GIVEN RECORDS:
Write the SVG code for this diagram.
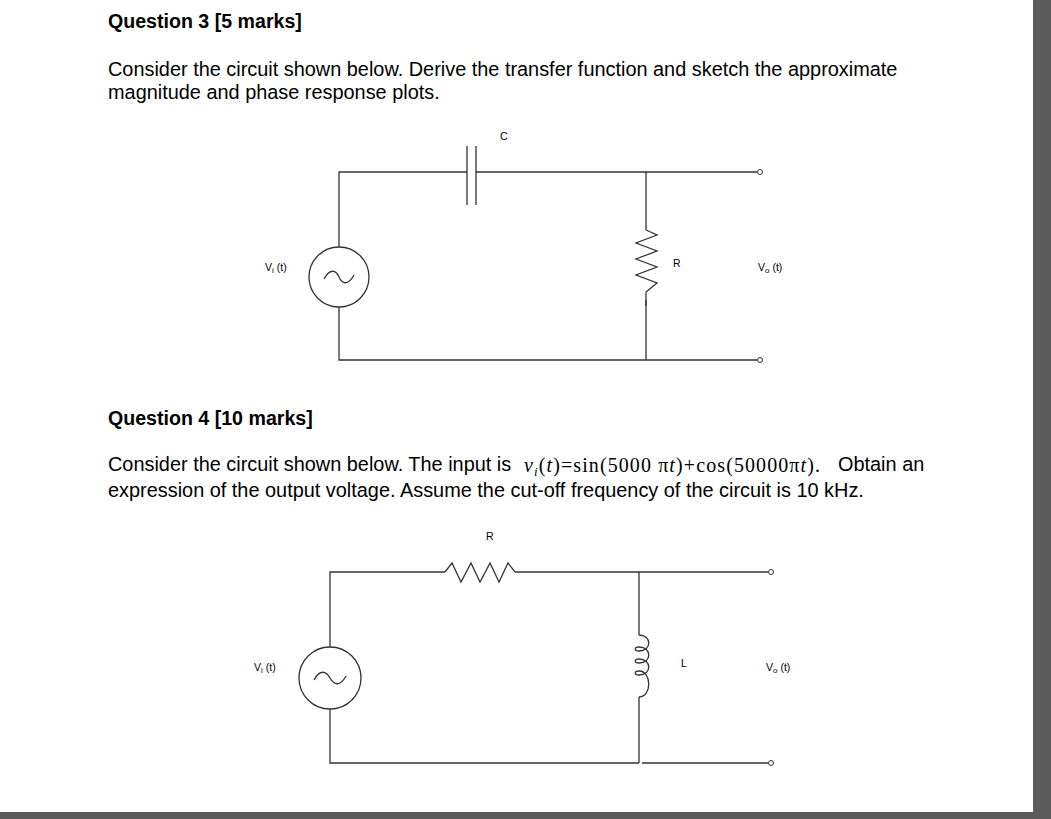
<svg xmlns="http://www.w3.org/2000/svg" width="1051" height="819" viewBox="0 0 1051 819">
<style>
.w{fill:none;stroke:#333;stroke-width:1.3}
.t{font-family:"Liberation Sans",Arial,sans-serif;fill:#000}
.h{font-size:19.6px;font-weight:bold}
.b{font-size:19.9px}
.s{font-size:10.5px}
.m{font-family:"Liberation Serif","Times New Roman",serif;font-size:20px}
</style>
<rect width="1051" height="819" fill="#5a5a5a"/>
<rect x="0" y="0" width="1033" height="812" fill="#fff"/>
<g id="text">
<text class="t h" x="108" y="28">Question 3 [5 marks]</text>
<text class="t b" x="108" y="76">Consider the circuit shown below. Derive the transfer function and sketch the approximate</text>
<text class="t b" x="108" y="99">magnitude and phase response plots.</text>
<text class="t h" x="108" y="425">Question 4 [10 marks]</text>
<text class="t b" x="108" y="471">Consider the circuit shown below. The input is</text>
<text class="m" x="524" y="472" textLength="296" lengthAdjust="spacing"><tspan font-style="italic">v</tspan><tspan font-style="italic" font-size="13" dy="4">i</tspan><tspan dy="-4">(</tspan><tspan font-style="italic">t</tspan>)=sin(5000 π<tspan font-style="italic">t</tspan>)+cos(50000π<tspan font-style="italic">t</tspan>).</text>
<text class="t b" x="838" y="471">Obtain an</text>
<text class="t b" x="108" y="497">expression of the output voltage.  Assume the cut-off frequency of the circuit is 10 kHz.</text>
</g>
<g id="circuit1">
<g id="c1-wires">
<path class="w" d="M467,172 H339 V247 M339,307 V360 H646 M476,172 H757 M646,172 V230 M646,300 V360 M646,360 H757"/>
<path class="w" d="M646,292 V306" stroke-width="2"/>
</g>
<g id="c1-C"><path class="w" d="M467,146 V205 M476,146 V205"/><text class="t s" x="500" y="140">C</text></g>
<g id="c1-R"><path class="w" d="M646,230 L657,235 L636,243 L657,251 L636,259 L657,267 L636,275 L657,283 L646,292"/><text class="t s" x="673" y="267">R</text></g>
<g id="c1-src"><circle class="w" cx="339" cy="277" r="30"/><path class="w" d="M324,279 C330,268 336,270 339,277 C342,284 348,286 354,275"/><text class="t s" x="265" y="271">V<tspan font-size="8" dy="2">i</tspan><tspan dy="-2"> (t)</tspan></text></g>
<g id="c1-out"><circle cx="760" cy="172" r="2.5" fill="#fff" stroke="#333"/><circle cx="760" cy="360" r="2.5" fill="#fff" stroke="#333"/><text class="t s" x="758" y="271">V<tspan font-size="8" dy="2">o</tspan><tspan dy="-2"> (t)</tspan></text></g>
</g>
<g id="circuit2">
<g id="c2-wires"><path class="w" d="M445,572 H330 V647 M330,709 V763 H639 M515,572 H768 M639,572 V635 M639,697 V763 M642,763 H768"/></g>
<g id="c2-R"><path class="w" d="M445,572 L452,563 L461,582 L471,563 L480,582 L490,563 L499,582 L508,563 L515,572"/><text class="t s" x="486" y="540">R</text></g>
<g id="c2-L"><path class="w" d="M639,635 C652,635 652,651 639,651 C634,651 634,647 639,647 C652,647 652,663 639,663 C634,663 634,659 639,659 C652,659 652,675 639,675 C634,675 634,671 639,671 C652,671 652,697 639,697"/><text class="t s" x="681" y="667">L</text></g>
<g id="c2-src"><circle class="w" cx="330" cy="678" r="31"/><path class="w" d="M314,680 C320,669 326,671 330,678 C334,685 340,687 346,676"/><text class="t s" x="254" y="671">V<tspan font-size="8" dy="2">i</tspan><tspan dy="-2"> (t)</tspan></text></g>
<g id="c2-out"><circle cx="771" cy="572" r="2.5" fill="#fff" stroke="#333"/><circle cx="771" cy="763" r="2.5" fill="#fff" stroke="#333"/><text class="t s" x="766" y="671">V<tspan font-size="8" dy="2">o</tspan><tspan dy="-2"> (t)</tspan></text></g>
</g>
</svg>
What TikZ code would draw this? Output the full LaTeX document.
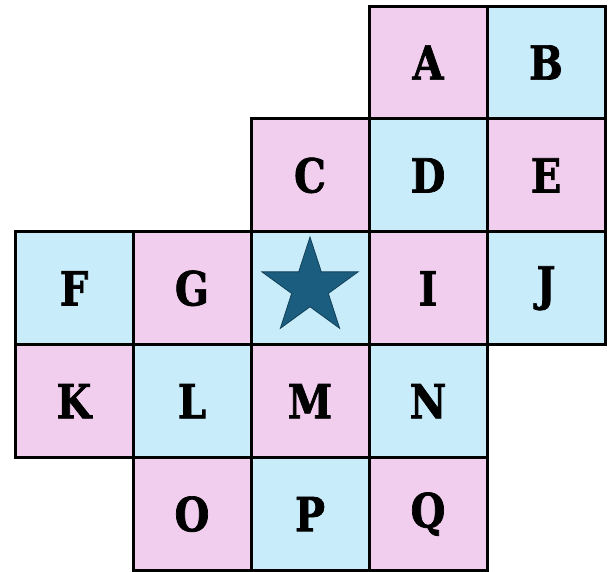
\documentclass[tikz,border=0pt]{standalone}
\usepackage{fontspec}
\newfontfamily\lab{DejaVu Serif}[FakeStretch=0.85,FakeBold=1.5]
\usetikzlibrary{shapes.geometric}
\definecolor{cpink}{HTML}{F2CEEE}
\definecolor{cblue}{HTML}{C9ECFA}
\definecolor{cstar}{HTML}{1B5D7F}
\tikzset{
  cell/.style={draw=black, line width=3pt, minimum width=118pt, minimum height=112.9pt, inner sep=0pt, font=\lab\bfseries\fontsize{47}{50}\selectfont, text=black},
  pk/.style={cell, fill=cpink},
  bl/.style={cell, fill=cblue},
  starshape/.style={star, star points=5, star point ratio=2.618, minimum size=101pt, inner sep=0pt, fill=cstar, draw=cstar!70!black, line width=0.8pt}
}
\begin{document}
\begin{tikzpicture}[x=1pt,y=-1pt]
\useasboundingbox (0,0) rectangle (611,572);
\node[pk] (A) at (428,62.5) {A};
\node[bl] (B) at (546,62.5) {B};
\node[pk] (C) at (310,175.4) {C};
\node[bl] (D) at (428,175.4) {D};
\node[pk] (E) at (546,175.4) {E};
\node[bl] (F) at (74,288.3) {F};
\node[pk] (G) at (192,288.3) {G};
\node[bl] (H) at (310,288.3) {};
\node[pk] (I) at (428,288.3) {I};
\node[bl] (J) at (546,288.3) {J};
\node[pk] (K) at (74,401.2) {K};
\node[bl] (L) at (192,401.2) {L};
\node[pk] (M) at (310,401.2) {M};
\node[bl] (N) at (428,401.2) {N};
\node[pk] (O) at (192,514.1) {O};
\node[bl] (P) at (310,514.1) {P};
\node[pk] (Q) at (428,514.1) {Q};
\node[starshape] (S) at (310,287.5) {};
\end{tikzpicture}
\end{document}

STATED EXERCISE: Reproduce all entries exactly. Pictures do not belong in the copy.

TASK RESPONSE:
Write the SVG code for this diagram.
<svg xmlns="http://www.w3.org/2000/svg" width="1051" height="819" viewBox="0 0 1051 819">
<style>
.w{fill:none;stroke:#333;stroke-width:1.3}
.t{font-family:"Liberation Sans",Arial,sans-serif;fill:#000}
.h{font-size:19.6px;font-weight:bold}
.b{font-size:19.9px}
.s{font-size:10.5px}
.m{font-family:"Liberation Serif","Times New Roman",serif;font-size:20px}
</style>
<rect width="1051" height="819" fill="#5a5a5a"/>
<rect x="0" y="0" width="1033" height="812" fill="#fff"/>
<g id="text">
<text class="t h" x="108" y="28">Question 3 [5 marks]</text>
<text class="t b" x="108" y="76">Consider the circuit shown below. Derive the transfer function and sketch the approximate</text>
<text class="t b" x="108" y="99">magnitude and phase response plots.</text>
<text class="t h" x="108" y="425">Question 4 [10 marks]</text>
<text class="t b" x="108" y="471">Consider the circuit shown below. The input is</text>
<text class="m" x="524" y="472" textLength="296" lengthAdjust="spacing"><tspan font-style="italic">v</tspan><tspan font-style="italic" font-size="13" dy="4">i</tspan><tspan dy="-4">(</tspan><tspan font-style="italic">t</tspan>)=sin(5000 π<tspan font-style="italic">t</tspan>)+cos(50000π<tspan font-style="italic">t</tspan>).</text>
<text class="t b" x="838" y="471">Obtain an</text>
<text class="t b" x="108" y="497">expression of the output voltage.  Assume the cut-off frequency of the circuit is 10 kHz.</text>
</g>
<g id="circuit1">
<g id="c1-wires">
<path class="w" d="M467,172 H339 V247 M339,307 V360 H646 M476,172 H757 M646,172 V230 M646,300 V360 M646,360 H757"/>
<path class="w" d="M646,292 V306" stroke-width="2"/>
</g>
<g id="c1-C"><path class="w" d="M467,146 V205 M476,146 V205"/><text class="t s" x="500" y="140">C</text></g>
<g id="c1-R"><path class="w" d="M646,230 L657,235 L636,243 L657,251 L636,259 L657,267 L636,275 L657,283 L646,292"/><text class="t s" x="673" y="267">R</text></g>
<g id="c1-src"><circle class="w" cx="339" cy="277" r="30"/><path class="w" d="M324,279 C330,268 336,270 339,277 C342,284 348,286 354,275"/><text class="t s" x="265" y="271">V<tspan font-size="8" dy="2">i</tspan><tspan dy="-2"> (t)</tspan></text></g>
<g id="c1-out"><circle cx="760" cy="172" r="2.5" fill="#fff" stroke="#333"/><circle cx="760" cy="360" r="2.5" fill="#fff" stroke="#333"/><text class="t s" x="758" y="271">V<tspan font-size="8" dy="2">o</tspan><tspan dy="-2"> (t)</tspan></text></g>
</g>
<g id="circuit2">
<g id="c2-wires"><path class="w" d="M445,572 H330 V647 M330,709 V763 H639 M515,572 H768 M639,572 V635 M639,697 V763 M642,763 H768"/></g>
<g id="c2-R"><path class="w" d="M445,572 L452,563 L461,582 L471,563 L480,582 L490,563 L499,582 L508,563 L515,572"/><text class="t s" x="486" y="540">R</text></g>
<g id="c2-L"><path class="w" d="M639,635 C652,635 652,651 639,651 C634,651 634,647 639,647 C652,647 652,663 639,663 C634,663 634,659 639,659 C652,659 652,675 639,675 C634,675 634,671 639,671 C652,671 652,697 639,697"/><text class="t s" x="681" y="667">L</text></g>
<g id="c2-src"><circle class="w" cx="330" cy="678" r="31"/><path class="w" d="M314,680 C320,669 326,671 330,678 C334,685 340,687 346,676"/><text class="t s" x="254" y="671">V<tspan font-size="8" dy="2">i</tspan><tspan dy="-2"> (t)</tspan></text></g>
<g id="c2-out"><circle cx="771" cy="572" r="2.5" fill="#fff" stroke="#333"/><circle cx="771" cy="763" r="2.5" fill="#fff" stroke="#333"/><text class="t s" x="766" y="671">V<tspan font-size="8" dy="2">o</tspan><tspan dy="-2"> (t)</tspan></text></g>
</g>
</svg>
What TikZ code would draw this? Output the full LaTeX document.
\documentclass[tikz,border=0pt]{standalone}
\usepackage{fontspec}
\newfontfamily\lab{DejaVu Serif}[FakeStretch=0.85,FakeBold=1.5]
\usetikzlibrary{shapes.geometric}
\definecolor{cpink}{HTML}{F2CEEE}
\definecolor{cblue}{HTML}{C9ECFA}
\definecolor{cstar}{HTML}{1B5D7F}
\tikzset{
  cell/.style={draw=black, line width=3pt, minimum width=118pt, minimum height=112.9pt, inner sep=0pt, font=\lab\bfseries\fontsize{47}{50}\selectfont, text=black},
  pk/.style={cell, fill=cpink},
  bl/.style={cell, fill=cblue},
  starshape/.style={star, star points=5, star point ratio=2.618, minimum size=101pt, inner sep=0pt, fill=cstar, draw=cstar!70!black, line width=0.8pt}
}
\begin{document}
\begin{tikzpicture}[x=1pt,y=-1pt]
\useasboundingbox (0,0) rectangle (611,572);
\node[pk] (A) at (428,62.5) {A};
\node[bl] (B) at (546,62.5) {B};
\node[pk] (C) at (310,175.4) {C};
\node[bl] (D) at (428,175.4) {D};
\node[pk] (E) at (546,175.4) {E};
\node[bl] (F) at (74,288.3) {F};
\node[pk] (G) at (192,288.3) {G};
\node[bl] (H) at (310,288.3) {};
\node[pk] (I) at (428,288.3) {I};
\node[bl] (J) at (546,288.3) {J};
\node[pk] (K) at (74,401.2) {K};
\node[bl] (L) at (192,401.2) {L};
\node[pk] (M) at (310,401.2) {M};
\node[bl] (N) at (428,401.2) {N};
\node[pk] (O) at (192,514.1) {O};
\node[bl] (P) at (310,514.1) {P};
\node[pk] (Q) at (428,514.1) {Q};
\node[starshape] (S) at (310,287.5) {};
\end{tikzpicture}
\end{document}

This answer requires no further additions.